Gramsci has been the front and centre of theoretical focus in the study of this unique social organisation but also within it, and rightly so.
As Tarlau points out, Gramsci’s concept of intellectual and moral leadership is critical for the understanding of any political bloc, and why political organisations such as the MST must win over diverse groups to support their goals.
She focuses on the emphasis placed by the MST on education, something about which little has been written but is, as Tarlau shows, a critically important aspect of its development and outlook.
Created in 1984, the MST is arguably one of the most successful social movements in Latin American history, with an informal membership of millions and covering most of Brazil’s states.
Its Marxist precepts have set the land reform agenda in the country and beyond for nearly 40 years, a period in which it has come to shape policy and social transformation in the countryside not solely in terms of opposition to the Brazilian state but as a key collaborator with its institutions.
This unique relationship with the state—both antagonistic yet collaborative—is what the author calls “contentious co-governance” and ultimately contradictory, because the MST’s underlying objective is to overthrow capitalism.
The value of this relationship, however, is that it offers a singularly useful way with which to apply Gramscian ideas to the study of Latin America.
Tarlau does so by employing the notions of the German activist Rudi Dutschke surrounding the “long march through the institutions”, by which social movement leaders enter the state to both carry out the daily job of public service provision while prosecuting a long-term strategy of economic and social transformation. Dutschke’s inspiration was Gramsci’s “war of position” by which a political project finds allies in civil society.
The MST has three broad aims, land reform, agrarian reform and transformation through socialist change, but at the heart of all of these is education, which has been a central focus of this movement’s evolution since the early 1980s.
As the MST has grown, its educational programme advancing alternative pedagogical practices has extended throughout its settlements and camps and into the Brazilian state itself through adult literacy courses, vocational schools, degree programmes in agrarian reform and partnerships with educational institutions. Its programmes have become institutionalised through national public policies to such an extent that by 2010 the MST’s educational proposal—Educação do Campo—had become the Brazilian state’s official approach to rural schooling. The movement’s most important triumph was the establishment of the national agrarian reform education programme PRONERA.

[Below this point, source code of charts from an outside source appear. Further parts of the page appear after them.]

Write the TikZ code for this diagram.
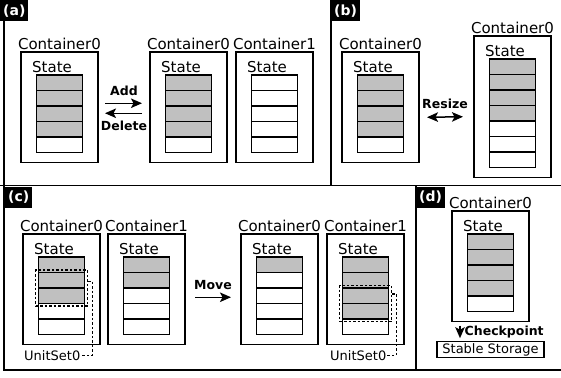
\documentclass[tikz,border=0pt]{standalone}
\usepackage{fontspec}
\setmainfont{DejaVu Sans}
\usetikzlibrary{arrows.meta, positioning, calc, fit}
\definecolor{unitgray}{RGB}{192,192,192}

% container with its state units: name, top left corner, title, units, filled units
\newcommand{\drawcontainer}[6]{%
  \node[ctrbox, minimum height={#5*15.5+33}, anchor=north west] (#1) at (#2,#3) {};
  \node[title] (#1-t) at ($(#1.north)+(0,-8.5)$) {#4};
  \node[title, anchor=west] (#1-s) at ($(#1.north west)+(11,15)$) {State};
  \foreach \k in {1,...,#5}{%
    \ifnum\k>#6 \def\cellfill{white}\else\def\cellfill{unitgray}\fi
    \node[cell, fill=\cellfill, anchor=north west] (#1-\k) at ($(#1.north west)+(15.5,{23+(\k-1)*15.5})$) {};
  }%
}

\begin{document}
\begin{tikzpicture}[x=1pt, y=-1pt,
  >={Stealth[length=11pt, width=9.5pt, inset=2.5pt]},
  ctrbox/.style={draw, line width=1.1pt, minimum width=77pt, inner sep=0pt, outer sep=0pt},
  cell/.style={draw, line width=1.2pt, minimum width=46pt, minimum height=15.5pt, inner sep=0pt, outer sep=0pt},
  title/.style={inner sep=0pt, font=\fontsize{15}{17}\selectfont},
  small/.style={inner sep=1pt, font=\fontsize{13}{15}\selectfont},
  op/.style={inner sep=0pt, font=\fontsize{12.5}{14}\selectfont\bfseries},
  tag/.style={fill=black, text=white, anchor=north west, inner xsep=3pt, inner ysep=2pt, minimum height=21pt, font=\fontsize{14}{16}\selectfont\bfseries},
  frame/.style={line width=1.3pt},
  arr/.style={line width=1.5pt, ->},
  unitset/.style={draw, line width=1.2pt, dash pattern=on 2.5pt off 2pt, inner xsep=3pt, inner ysep=2.5pt},
  unitline/.style={line width=1.2pt, dash pattern=on 2.5pt off 2pt}
]
  \useasboundingbox (0,0) rectangle (561,377);

  % panel frames
  \draw[frame] (4,0) -- (4,370) -- (561,370);
  \draw[frame] (0,185.5) -- (561,185.5);
  \draw[frame] (331,0) -- (331,185.5);
  \draw[frame] (416,185.5) -- (416,370);

  % (a)
  \drawcontainer{a0}{21}{52}{Container0}{5}{4}
  \drawcontainer{a0b}{150}{52}{Container0}{5}{4}
  \drawcontainer{a1}{236}{52}{Container1}{5}{0}
  \node[op] (add) at (124,91) {Add};
  \node[op] (del) at (124,125.5) {Delete};
  \draw[arr] ([shift={(7pt,4pt)}]a0.east) -- ([shift={(-8pt,4pt)}]a0b.west);
  \draw[arr] ([shift={(-8pt,-6pt)}]a0b.west) -- ([shift={(7pt,-6pt)}]a0.east);

  % (b)
  \drawcontainer{b0}{342}{52}{Container0}{5}{4}
  \drawcontainer{b0b}{474}{36}{Container0}{7}{4}
  \node[op] (resize) at (445,103.5) {Resize};
  \draw[arr, <->] ([shift={(8pt,-10pt)}]b0.east) -- ([shift={(-11pt,-10pt)}]b0b.west);

  % (c)
  \drawcontainer{c0}{23}{234}{Container0}{5}{3}
  \drawcontainer{c1}{108}{234}{Container1}{5}{2}
  \drawcontainer{c0b}{241}{234}{Container0}{5}{1}
  \drawcontainer{c1b}{327}{234}{Container1}{5}{4}
  \node[op] (move) at (213,285) {Move};
  \draw[arr] ([shift={(10pt,-8pt)}]c1.east) -- ([shift={(-10pt,-8pt)}]c0b.west);

  \node[unitset, fit=(c0-2)(c0-3)] (us0) {};
  \node[small, anchor=west] (us0-l) at ($(c0.south west)+(0,11)$) {UnitSet0};
  \draw[unitline] ([yshift=-12pt]us0.north east) -- ++(4,0) |- (us0-l.east);

  \node[unitset, fit=(c1b-3)(c1b-4)] (us1) {};
  \node[small, anchor=west] (us1-l) at ($(c1b.south west)+(2,11)$) {UnitSet0};
  \draw[unitline] ([yshift=-9pt]us1.north east) -- ++(4,0) |- (us1-l.east);

  % (d)
  \drawcontainer{d0}{452}{211}{Container0}{5}{4}
  \node[small, draw, line width=1.1pt, minimum width=107pt, minimum height=15.5pt, inner sep=0pt] (stable) at (490.5,349.5) {Stable Storage};
  \draw[arr] ([shift={(-30.5pt,-4pt)}]d0.south) -- ([shift={(-30.5pt,3pt)}]stable.north);
  \node[op, anchor=west] (ckpt) at (464.5,332) {Checkpoint};

  % panel tags
  \node[tag] (tagA) at (0,0) {(a)};
  \node[tag] (tagB) at (331,0) {(b)};
  \node[tag] (tagC) at (5,186.5) {(c)};
  \node[tag] (tagD) at (416,186.5) {(d)};
\end{tikzpicture}
\end{document}
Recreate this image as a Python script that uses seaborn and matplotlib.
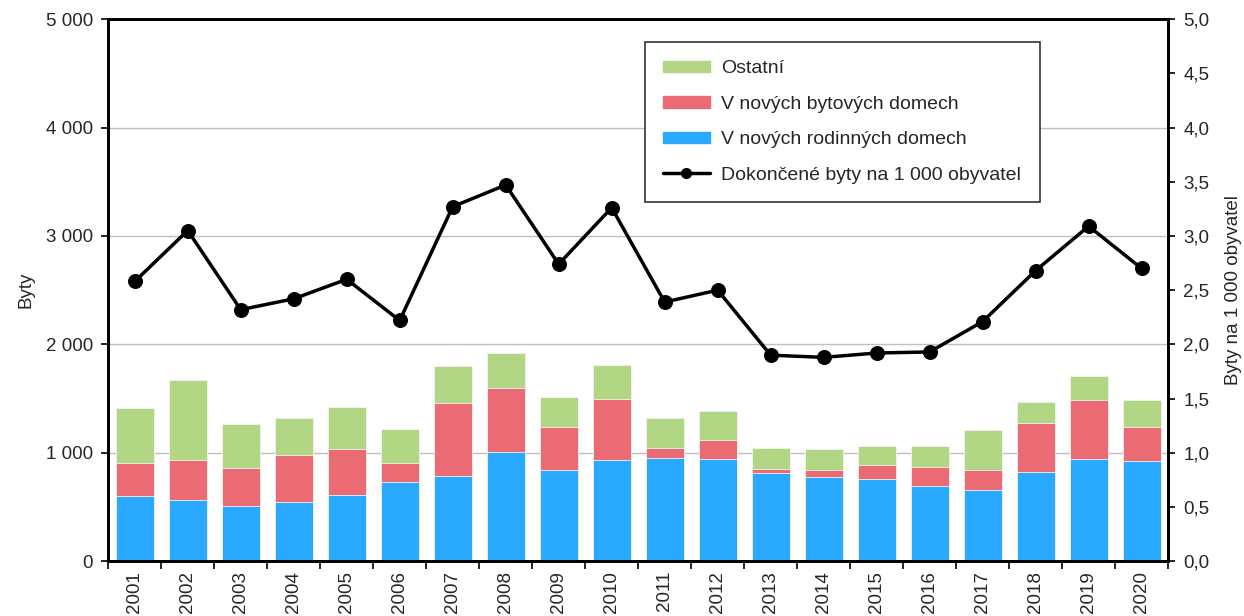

This remarkable achievement reflects the “long march through the institutions” and by extension the Gramscian war of position that the MST has come to embody. As Tarlau explains, the public education system is a particularly powerful institution for social movements to garner influence through, thereby prosecuting a long-term shift in consciousness.
The author provides an account of how the MST developed its educational proposition in support of its broader political and economic struggle, and how its leaders worked with state agencies and governments to institutionalise this at both state and federal levels.
The implications of this ethnographic study for other Latin American social movements are profound—highlighting the possibilities offered by building mass grassroots movements with institutional strategies that are both intelligent and disruptive.